1. Map with Climate Glasses On
You can’t protect what you can’t see. This means mapping your supply chain beyond Tier 1. Identify critical nodes—single-source suppliers, chokepoint logistics corridors, warehouses in floodplains. Then, overlay climate data. There are tools for this, but start simple: look at historical climate event maps and future projection models for your key regions.
The goal? To find your concentrated risks. If 60% of your specialized glass comes from a region facing increased wildfire risk, that’s a concentration. That’s your starting point.
2. Diversify, But Intelligently
“Don’t put all your eggs in one basket” is the oldest advice in the book. But for climate, you need to check the weather forecast for all your baskets. Geographic diversification fails if your new supplier is in another hurricane zone or drought corridor.
Consider multi-sourcing key components from climatically disparate regions. Maybe even explore nearshoring or regionalization for shorter, more controllable loops. It’s about strategic redundancy.
3. Foster Radical Transparency & Collaboration
This is the human element. Your suppliers are your allies, not just vendors. Build relationships that allow for honest conversations about their vulnerabilities. Jointly develop contingency protocols. Share best practices for resilience. If a typhoon is heading their way, you want to be the first call they make, not the last email they send.
4. Stress-Test Your Scenarios (The “What-If” Game)
Tabletop exercises are your best friend. Gather your team and ask the hard “what-ifs.” What if the Panama Canal has recurring draft restrictions due to drought? What if a key agricultural region has two failed harvests in a row? Walk through the decisions, minute by minute.
These exercises uncover process gaps you’d never find in a static plan. They make the abstract frighteningly concrete.
Operational Tweaks for Immediate Resilience
Beyond the high-level plan, there are tactical moves you can make. Let’s get into the weeds a bit.
| Area | Climate-Aware Action | Business Benefit |
| Inventory | Strategic stockpiling of climate-vulnerable critical items. Shift from “just-in-time” to “just-in-case” for specific SKUs. | Buffer against sudden shortages; maintains customer service levels. |
| Logistics | Pre-qualify alternative transport routes & carriers. Invest in real-time shipment tracking with weather overlay data. | Faster rerouting during disruptions; reduced in-transit losses. |
| Supplier Contracts | Include climate resilience & disclosure requirements. Build in flexibility for force majeure due to climate events. | Shared risk; ensures suppliers are also building resilience. |
| Data & Tech | Subscribe to climate intelligence platforms. Use AI to model disruption scenarios and predict impacts. | Proactive vs. reactive stance; better financial forecasting. |
It’s not about overhauling everything tomorrow. It’s about asking, “Where is our biggest exposure?” and plugging that hole first.
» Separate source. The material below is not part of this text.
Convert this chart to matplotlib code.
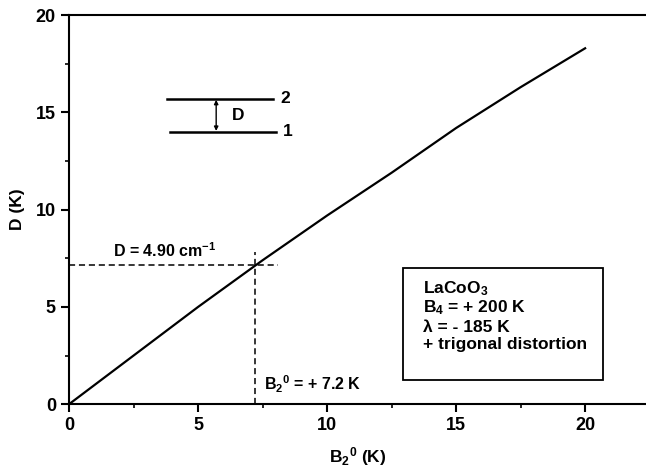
import matplotlib
matplotlib.use("Agg")
import matplotlib.pyplot as plt
from matplotlib.ticker import MultipleLocator
from matplotlib.patches import Rectangle

plt.rcParams['font.family'] = ['Liberation Sans', 'DejaVu Sans']
plt.rcParams['font.weight'] = 'bold'
plt.rcParams['mathtext.fontset'] = 'custom'
plt.rcParams['mathtext.rm'] = 'Liberation Sans:bold'
plt.rcParams['mathtext.it'] = 'Liberation Sans:bold'
plt.rcParams['mathtext.bf'] = 'Liberation Sans:bold'

# data
b20 = [0, 2.5, 5, 7.5, 10, 12.5, 15, 17.5, 20]
d_vals = [0, 2.5, 5.0, 7.4, 9.7, 11.9, 14.2, 16.3, 18.3]
b_mark = 7.2
d_mark = 7.15
level_upper = 15.7
level_lower = 14.0
box_lines = ['LaCoO$_3$', 'B$_4$ = + 200 K', '\u03bb = - 185 K', '+ trigonal distortion']

fig = plt.figure(figsize=(6.46, 4.76), dpi=100)
ax = fig.add_axes([0.107, 0.151, 0.893, 0.817])
ax.plot(b20, d_vals, color='black', lw=1.6)

ax.plot([0, 8.1], [d_mark, d_mark], color='black', lw=1.1, ls=(0, (4, 2.5)))
ax.plot([b_mark, b_mark], [0, 7.8], color='black', lw=1.1, ls=(0, (4, 2.5)))

ax.set_xlim(0, 22.36)
ax.set_ylim(0, 20)
ax.xaxis.set_major_locator(MultipleLocator(5))
ax.xaxis.set_minor_locator(MultipleLocator(2.5))
ax.yaxis.set_major_locator(MultipleLocator(5))
ax.yaxis.set_minor_locator(MultipleLocator(2.5))
ax.tick_params(which='major', direction='out', length=6, width=1.5, labelsize=13)
ax.tick_params(which='minor', direction='out', length=3, width=1.2)
for s in ['left', 'bottom', 'top']:
    ax.spines[s].set_linewidth(1.5)
ax.spines['right'].set_visible(False)
for lab in ax.get_xticklabels() + ax.get_yticklabels():
    lab.set_fontweight('bold')

ax.set_xlabel(r'B$_2$$^0$ (K)', fontsize=12.5, fontweight='bold', labelpad=8)
ax.set_ylabel('D (K)', fontsize=12.5, fontweight='bold', labelpad=8)

# level diagram
ax.plot([3.8, 7.9], [level_upper, level_upper], color='black', lw=1.8)
ax.plot([3.9, 8.0], [level_lower, level_lower], color='black', lw=1.8)
ax.annotate('', xy=(5.7, level_upper - 0.05), xytext=(5.7, level_lower + 0.05),
            arrowprops=dict(arrowstyle='<|-|>', color='black', lw=1.0,
                            mutation_scale=6, shrinkA=0, shrinkB=0))
ax.text(6.3, (level_upper + level_lower) / 2, 'D', fontsize=12.5, fontweight='bold', va='center')
ax.text(8.2, level_upper, '2', fontsize=12.5, fontweight='bold', va='center')
ax.text(8.3, level_lower, '1', fontsize=12.5, fontweight='bold', va='center')

ax.text(1.7, 7.9, r'D = 4.90 cm$^{-1}$', fontsize=11.5, fontweight='bold', va='center')
ax.text(7.55, 1.0, r'B$_2$$^0$ = + 7.2 K', fontsize=11.5, fontweight='bold', va='center')

ax.add_patch(Rectangle((12.95, 1.24), 7.75, 5.76, facecolor='white',
                       edgecolor='black', lw=1.3, zorder=3))
for yv, s in zip([5.96, 4.94, 3.96, 3.08], box_lines):
    ax.text(13.7, yv, s, fontsize=12.5, fontweight='bold', va='center', ha='left', zorder=4)

fig.savefig('out.png', dpi=100)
The Mindset Shift: From Recovery to Adaptation
Here’s the core of it all. A business continuity plan for climate change can’t just be a recovery document—a plan to get back to “normal.” The old “normal” is gone. The goal is adaptive continuity.
You’re building a supply chain that bends but doesn’t break. One that learns from each disruption and evolves. This means investing in relationships over pure cost-optimization. It means valuing visibility over the absolute lowest price. It’s a fundamental shift from efficiency-at-all-costs to resilience-with-intelligence.
And look, this isn’t just risk management. It’s becoming a competitive advantage. Customers and investors are starting to reward resilient businesses. They’re asking the hard questions. Having a robust, climate-smart continuity plan isn’t a cost center—it’s a statement of longevity. It says you plan to be here, operating, no matter what the next decade throws at us.
So start the conversation. Map one tier deeper. Play one “what-if” game. The climate isn’t waiting, and honestly, your competitors might not be either. The most resilient link in your chain shouldn’t be luck; it should be your plan.